Set Design: Creating Believable Stage Worlds

Naturalistic sets that resemble furniture showrooms rather than lived-in spaces represent one of design’s most common failures. Paradoxically, reducing props by 70% often makes spaces feel more real—empty space implies history and use whilst clutter merely decorates.

From Brief to Build

Translating directors’ frequently vague emotional briefs into buildable design elements requires both interpretive skill and practical knowledge. Designers must ask precise questions about feeling whilst maintaining awareness of budget realities, technical capabilities and production timelines. The choice between traditional construction and projection technology, for instance, dramatically affects what £15,000 actually delivers.

Technical Considerations

Practical matters frequently overlooked until too late—sightlines from balcony seats, masking from extreme angles, scene change logistics—can undermine otherwise strong designs. Model box finalisation timing matters: designs locked before blocking rehearsals begin may prove impractical, whilst excessive flexibility can prevent necessary build schedules from proceeding.

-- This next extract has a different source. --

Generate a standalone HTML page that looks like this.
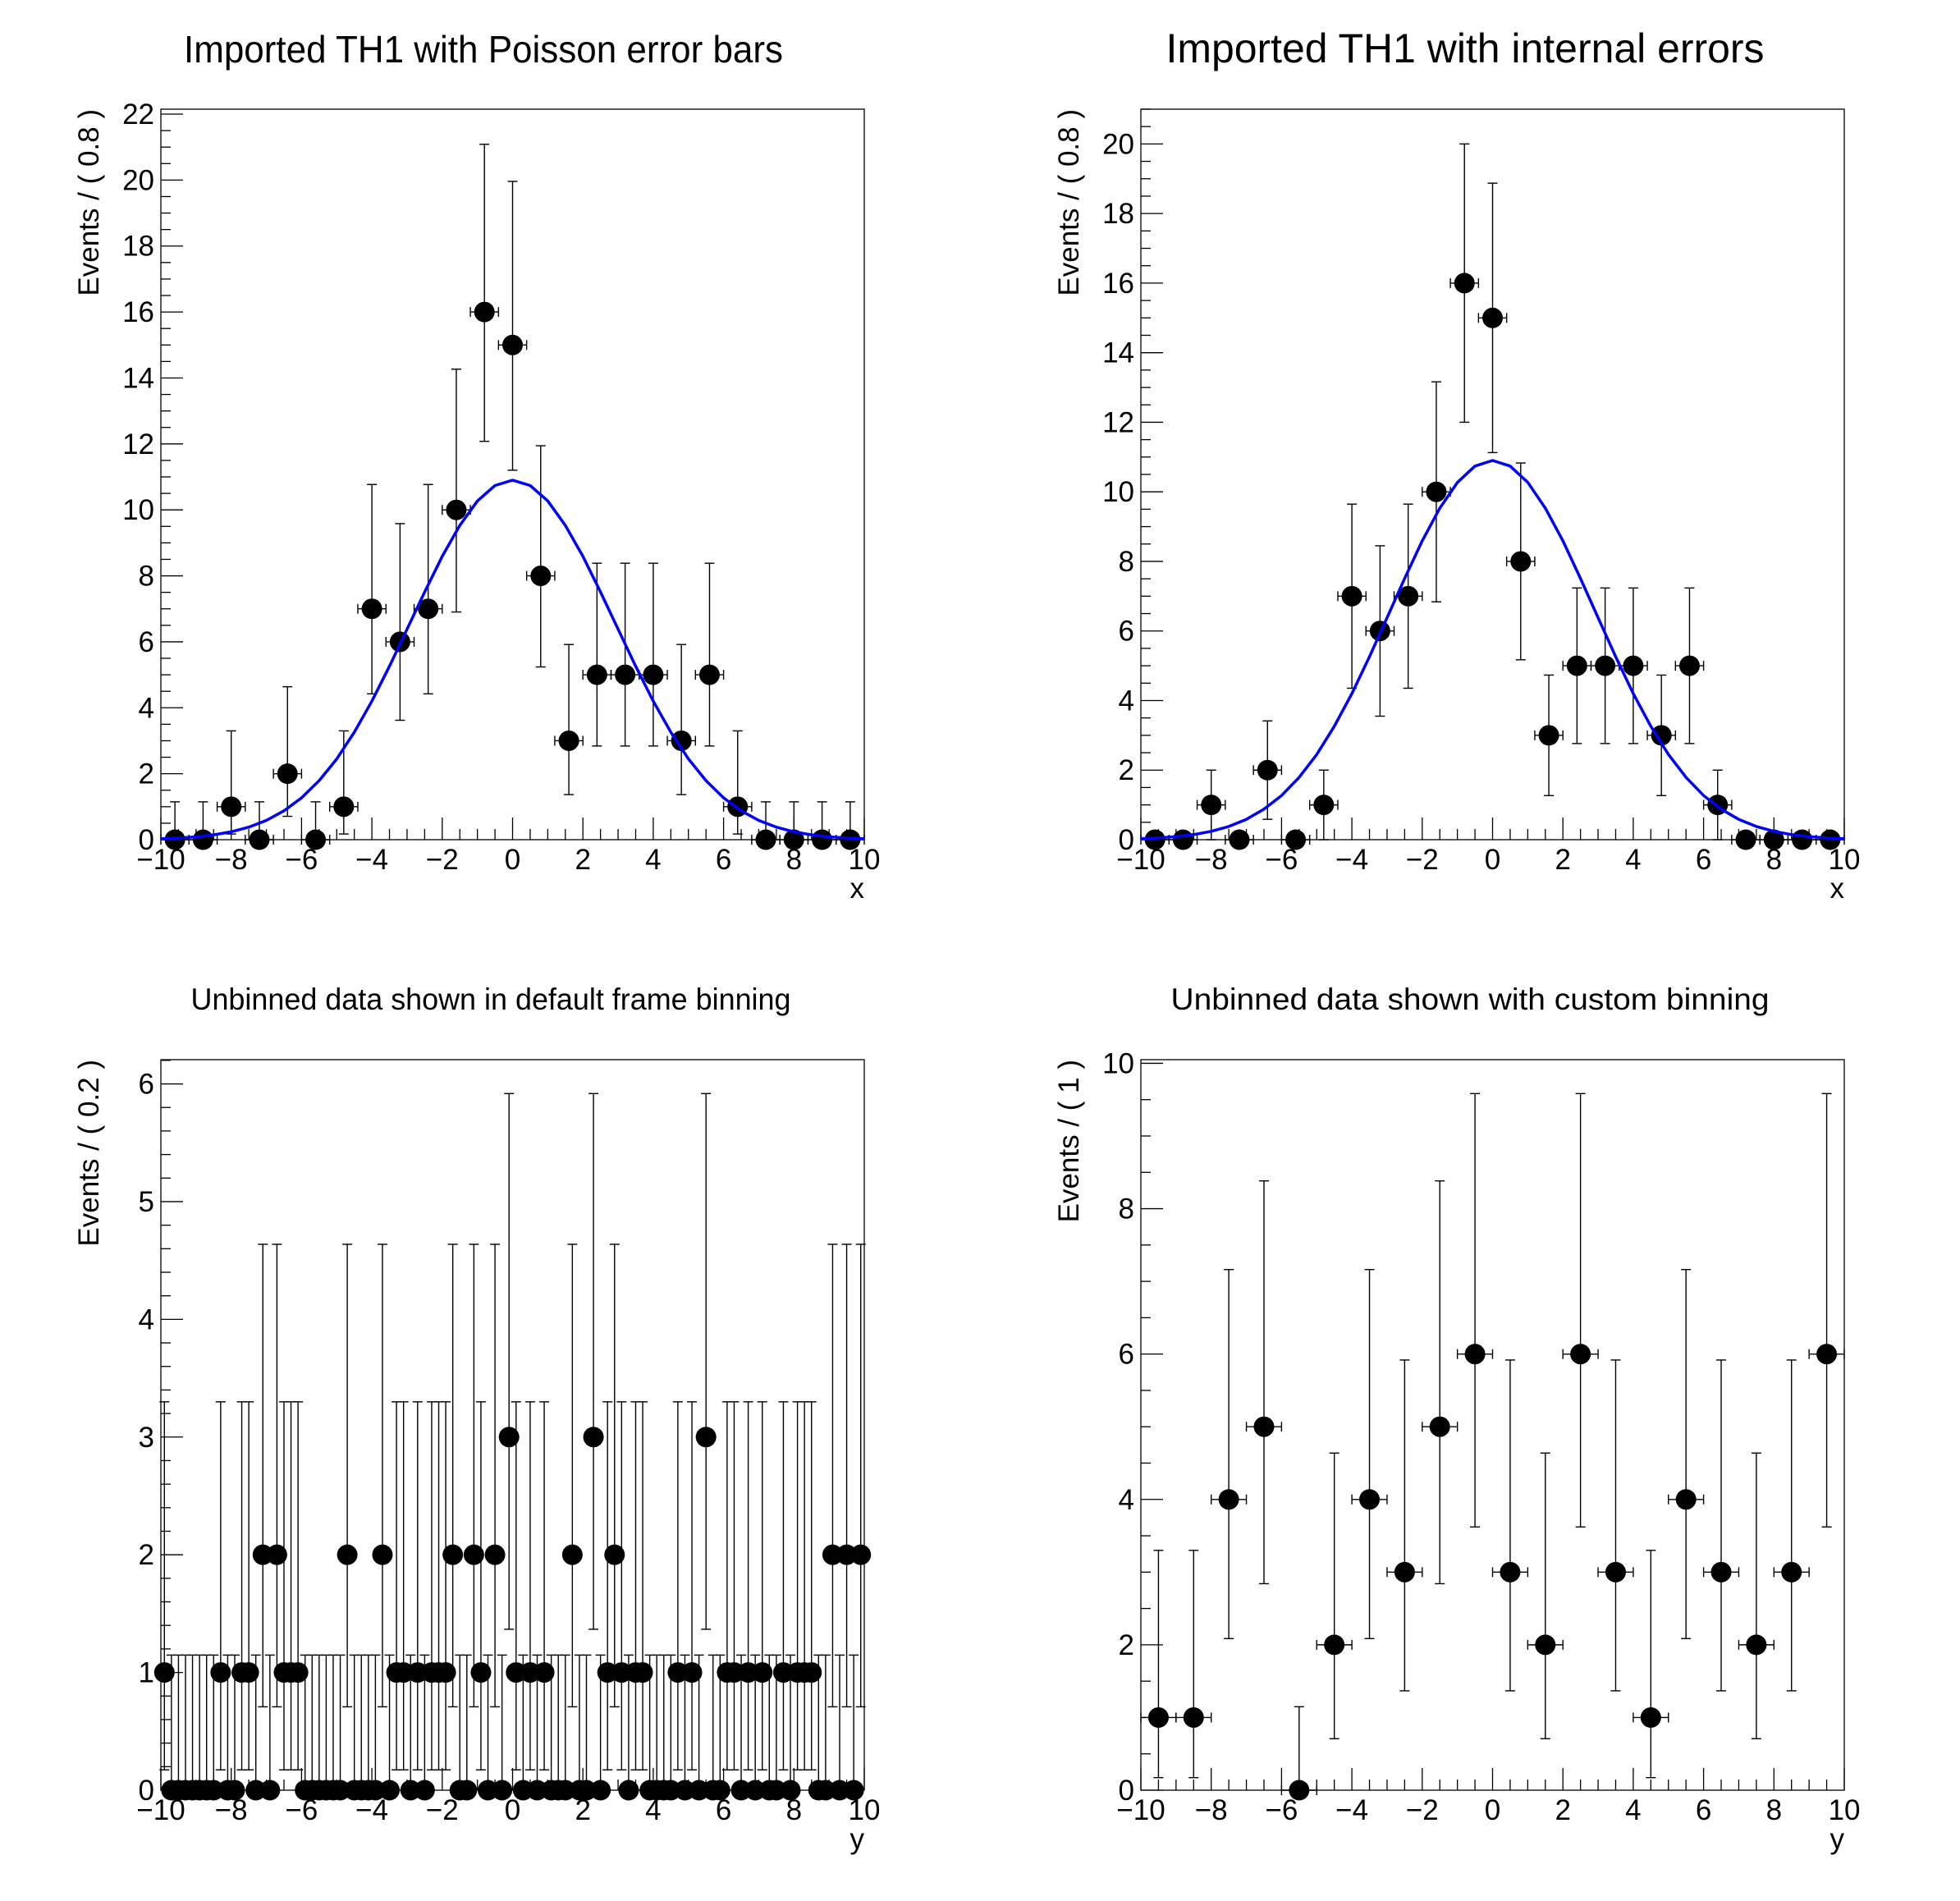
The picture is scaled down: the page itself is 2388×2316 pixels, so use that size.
<!DOCTYPE html>
<html><head><meta charset="utf-8"><style>
html,body{margin:0;padding:0;background:#fff;}
svg{display:block;font-family:"Liberation Sans",Arial,sans-serif;}
</style></head><body>
<svg id="root" width="2388" height="2316" viewBox="0 0 2388 2316" xmlns="http://www.w3.org/2000/svg"></svg>
<script>
// ---- data ----
const topBinCenters = [-9.6,-8.8,-8.0,-7.2,-6.4,-5.6,-4.8,-4.0,-3.2,-2.4,-1.6,-0.8,0,0.8,1.6,2.4,3.2,4.0,4.8,5.6,6.4,7.2,8.0,8.8,9.6];
const topCounts = [0,0,1,0,2,0,1,7,6,7,10,16,15,8,3,5,5,5,3,5,1,0,0,0,0];
const poissonLo = [0,0.8273,1.2918,1.6328,1.9144,2.1592,2.3788,2.5781,2.7622,2.9342,3.0958,3.2489,3.3947,3.5341,3.6680,3.7970,3.9215];
const poissonHi = [1.1479,2.2994,2.6378,2.9181,3.1627,3.3824,3.5834,3.7699,3.9448,4.1100,4.2670,4.4169,4.5606,4.6987,4.8319,4.9605,5.0850];
const sqrtErr = [0,1,1.414,1.732,2,2.236,2.449,2.646,2.828,3,3.162,3.317,3.464,3.606,3.742,3.873,4];
const curveX = [-10,-9.5,-9,-8.5,-8,-7.5,-7,-6.5,-6,-5.5,-5,-4.5,-4,-3.5,-3,-2.5,-2,-1.5,-1,-0.5,0,0.5,1,1.5,2,2.5,3,3.5,4,4.5,5,5.5,6,6.5,7,7.5,8,8.5,9,9.5,10];
const curveY = [0.028,0.050,0.087,0.147,0.240,0.381,0.585,0.877,1.27,1.79,2.45,3.26,4.20,5.26,6.38,7.51,8.59,9.53,10.27,10.74,10.9,10.74,10.27,9.53,8.59,7.51,6.38,5.26,4.20,3.26,2.45,1.79,1.27,0.877,0.585,0.381,0.240,0.147,0.087,0.050,0.028];
const fineBinWidth = 0.2;
const fineCounts = [1,0,0,0,0,0,0,0,1,0, 0,1,1,0,2,0,2,1,1,1, 0,0,0,0,0,0,2,0,0,0, 0,2,0,1,1,0,1,0,1,1, 1,2,0,0,2,1,0,2,0,3,
  1,0,1,0,1,0,0,0,2,0, 0,3,0,1,2,1,0,1,1,0, 0,0,0,1,0,1,0,3,0,0, 1,1,0,1,0,1,0,0,1,0, 1,1,1,0,0,2,0,2,0,2];
const customBinWidth = 1;
const customCounts = [1,1,4,5,0,2,4,3,5,6,3,2,6,3,1,4,3,2,3,6];
const xTickLabels = ["\u221210","\u22128","\u22126","\u22124","\u22122","0","2","4","6","8","10"];
const yTicksTL = ["0","2","4","6","8","10","12","14","16","18","20","22"];
const yTicksTR = ["0","2","4","6","8","10","12","14","16","18","20"];
const yTicksBL = ["0","1","2","3","4","5","6"];
const yTicksBR = ["0","2","4","6","8","10"];

const NS="http://www.w3.org/2000/svg";
const root=document.getElementById('root');
function mk(tag,attrs,parent){const e=document.createElementNS(NS,tag);for(const k in attrs)e.setAttribute(k,attrs[k]);(parent||root).appendChild(e);return e;}

const L=196,R=1053,T=133,B=1023;

function panel(o){
  const g=mk('g',{transform:`translate(${o.ox},${o.oy})`});
  
  
  const xs=v=>L+(v+10)/20*(R-L);
  const ys=v=>B-v/o.ymax*(B-T);
  // title
  const t=mk('text',{x:o.titleX,y:o.titleY,'font-size':o.titleSize,'text-anchor':'middle',textLength:o.titleLen,lengthAdjust:'spacingAndGlyphs'},g);
  t.textContent=o.title;
  
  
  // frame
  const fr=mk('rect',{x:L,y:T,width:R-L,height:B-T,fill:'none',stroke:'#000','stroke-width':1.3},g);
  
  
  // x ticks
  const axg=mk('g',{stroke:'#000','stroke-width':1.3},g);
  
  
  for(let v=-10;v<=10.001;v+=0.5){
    const major=Math.abs(v/2-Math.round(v/2))<1e-6;
    mk('line',{x1:xs(v),x2:xs(v),y1:B,y2:B-(major?27:13)},axg);
  }
  xTickLabels.forEach((s,i)=>{
    const v=-10+2*i;
    const tx=mk('text',{x:xs(v),y:1059,'font-size':35,'text-anchor':'middle'},g);
    tx.textContent=s;
    
    
  });
  const xl=mk('text',{x:R,y:1094,'font-size':35,'text-anchor':'end'},g);
  xl.textContent=o.xlabel;
  
  
  // y ticks
  const ayg=mk('g',{stroke:'#000','stroke-width':1.3},g);
  
  
  const minor=o.ymajor/o.ysub;
  for(let k=0;k*minor<=o.ymax+1e-6;k++){
    const v=k*minor;
    mk('line',{x1:L,x2:L+(k%o.ysub===0?27:12),y1:ys(v),y2:ys(v)},ayg);
  }
  o.yticks.forEach((s,i)=>{
    const v=i*o.ymajor;
    const ty=mk('text',{x:188,y:ys(v)+12,'font-size':35,'text-anchor':'end'},g);
    ty.textContent=s;
    
    
  });
  const yl=mk('text',{x:0,y:0,'font-size':35,'text-anchor':'end',transform:`translate(120,${T}) rotate(-90)`},g);
  yl.textContent=o.ylabel;
  
  
  // points
  const pg=mk('g',{},g);
  
  
  o.centers.forEach((c,i)=>{
    const n=o.counts[i];
    const lo=o.errLo[n], hi=o.errHi[n];
    const cx=xs(c), cy=ys(n);
    const eg=mk('g',{stroke:'#000','stroke-width':1.4,fill:'none'},pg);
    
    
    const x1=xs(c-o.halfW), x2=xs(c+o.halfW);
    mk('line',{x1:x1,x2:x2,y1:cy,y2:cy},eg);
    mk('line',{x1:x1,x2:x1,y1:cy-6,y2:cy+6},eg);
    mk('line',{x1:x2,x2:x2,y1:cy-6,y2:cy+6},eg);
    if(hi>0){
      mk('line',{x1:cx,x2:cx,y1:ys(n+hi),y2:ys(n-lo)},eg);
      mk('line',{x1:cx-6,x2:cx+6,y1:ys(n+hi),y2:ys(n+hi)},eg);
      if(lo>0) mk('line',{x1:cx-6,x2:cx+6,y1:ys(n-lo),y2:ys(n-lo)},eg);
    }
    const m=mk('circle',{cx:cx,cy:cy,r:12.5,fill:'#000'},pg);
    
    
  });
  if(o.curve){
    const pts=curveX.map((x,i)=>xs(x).toFixed(1)+','+ys(curveY[i]).toFixed(1)).join(' ');
    const pl=mk('polyline',{points:pts,fill:'none',stroke:'#0000ff','stroke-width':3.5,'stroke-linejoin':'round'},g);
    
    
  }
}

const fineCenters=fineCounts.map((_,i)=>-10+fineBinWidth*(i+0.5));
const customCenters=customCounts.map((_,i)=>-10+customBinWidth*(i+0.5));

panel({name:'panel-poisson',ox:0,oy:0,title:'Imported TH1 with Poisson error bars',titleX:589,titleY:76,titleSize:46,titleLen:730,
  ymax:22.15,ymajor:2,ysub:4,yticks:yTicksTL,ylabel:'Events / ( 0.8 )',xlabel:'x',
  centers:topBinCenters,counts:topCounts,errLo:poissonLo,errHi:poissonHi,halfW:0.4,curve:true});
panel({name:'panel-internal',ox:1194,oy:0,title:'Imported TH1 with internal errors',titleX:591,titleY:76,titleSize:50,titleLen:729,
  ymax:21.0,ymajor:2,ysub:4,yticks:yTicksTR,ylabel:'Events / ( 0.8 )',xlabel:'x',
  centers:topBinCenters,counts:topCounts,errLo:sqrtErr,errHi:sqrtErr,halfW:0.4,curve:true});
panel({name:'panel-default-binning',ox:0,oy:1158,title:'Unbinned data shown in default frame binning',titleX:598,titleY:72,titleSize:37,titleLen:731,
  ymax:6.206,ymajor:1,ysub:5,yticks:yTicksBL,ylabel:'Events / ( 0.2 )',xlabel:'y',
  centers:fineCenters,counts:fineCounts,errLo:poissonLo,errHi:poissonHi,halfW:0.1,curve:false});
panel({name:'panel-custom-binning',ox:1194,oy:1158,title:'Unbinned data shown with custom binning',titleX:597,titleY:72,titleSize:37,titleLen:729,
  ymax:10.05,ymajor:2,ysub:4,yticks:yTicksBR,ylabel:'Events / ( 1 )',xlabel:'y',
  centers:customCenters,counts:customCounts,errLo:poissonLo,errHi:poissonHi,halfW:0.5,curve:false});
</script>
</body></html>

Theatre and performance ultimately succeed through the integration of these diverse elements—technical, creative and practical—in service of live human connection. Each discipline contributes essential understanding, and the most effective practitioners maintain curiosity about areas beyond their primary expertise. The questions explored throughout this resource represent starting points for deeper investigation, each opening pathways toward more sophisticated practice.